El estilo del lugar evoca a los tiempos del imperio greco romano. No hay rótulos publicitarios. Sobre los azulejos verdosos retumban las pisadas de tacones altos, de suelas transparentes. El lugar está adecuado a las necesidades de los usuarios. Las chicas caminan sin cesar en busca del cliente de la tarde.

Gabriela, 22 años, prefiere que la llamen Gaby, pero no es su nombre de pila. Es atractiva… en pocas palabras, una “potra”. Se acerca sinuosa y conversa con un grupo de chicos. Ellos solicitan un show privado. “Veinte dólares” responde ella y acuerdan lo pactado. Entre todos hacen la “vaca” para reunir la cantidad y suben al mentado segundo piso del edificio.

En la segunda planta el pasillo que divide las habitaciones es estrecho. Los chicos caminan como en trance guiados por “la potra”. La luz infrarroja del lugar afecta las pupilas.

Gaby se alista para el show. El nerviosismo se apodera de los seis muchachos. Como si fuera la primera vez que concurrieran un prostíbulo. La habitación es un recuerdo fugaz de una de las escenas de la película “boogie nights”. Las luces rojas y verdes contrastan con los sillones de cuerina barata. En el centro de la habitación se encuentra un tubo metálico suspendido en una especie de escenario. Gabriela hace su aparición. Emulando a una enfermera, su atuendo es un bikini blanco, con dos cruces rojas a la altura de los pezones, minifalda roja y botas blancas, muy al estilo tecnocumbiero.
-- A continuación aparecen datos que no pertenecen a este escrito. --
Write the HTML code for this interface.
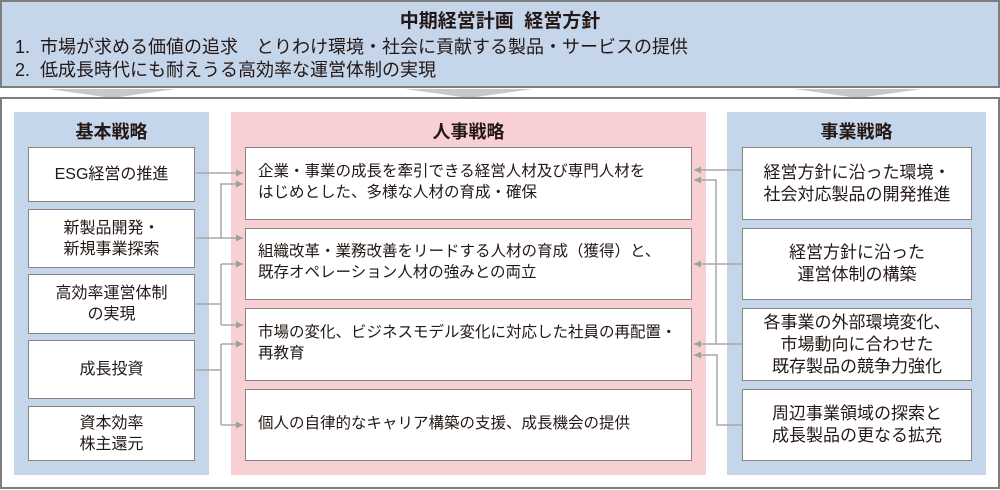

Sexy enfermera dispuesta a dar consuelo a sus deseosos pacientes.

En una esquina de la habitación se encuentra disimulado un parlante. Gabriela enciende la música. Una melodía “rave” inicia la pantomima.

Gabriela mastica chicle, cual un tic desesperado. Su mirada es ausente, como desconectada de la realidad. Su cabeza se encuentra desprendida del resto de su cuerpo, se había pegado un “polvo” con un cliente anterior. Al ritmo de un improvisado swing empieza a contornearse, a envolverse cual culebra en torno al tubo metálico. Le baila a cada uno de sus seis clientes coreografiando movimientos diferentes en cada uno. Ellos la miran extasiados, contenidos de deseo.

Procede a quitarse el top. Sus senos quedan al aire, suspendidos por la gravedad. Pasea su silueta por las caras de los muchachos imberbes. Baila robotizada, no lo disfruta, es un trabajo, una rutina mecánica.

Con las pupilas distraídas desanuda las tiras rojas del hilo blanco. Está desnuda. Abre sus piernas y ejecuta el paso de baile final. Es el clímax de la coreografía. Sus curvas lánguidas bailan desincronizadas con la melodía.

De súbito se apaga la música. Aún desnuda y con las botas puestas pulsa el botón “off” del aparato electrónico. Los chicos agradecen tímidos su presencia. El show ha durado 20 minutos. El reloj marca las siete de la noche. Gaby ha cumplido su trabajo. Se retira sin ropa, retorna a la planta baja y atiende a sus potenciales clientes. La fría noche quiteña golpea el rostro de los muchachos al salir del antro. Fin del espectáculo.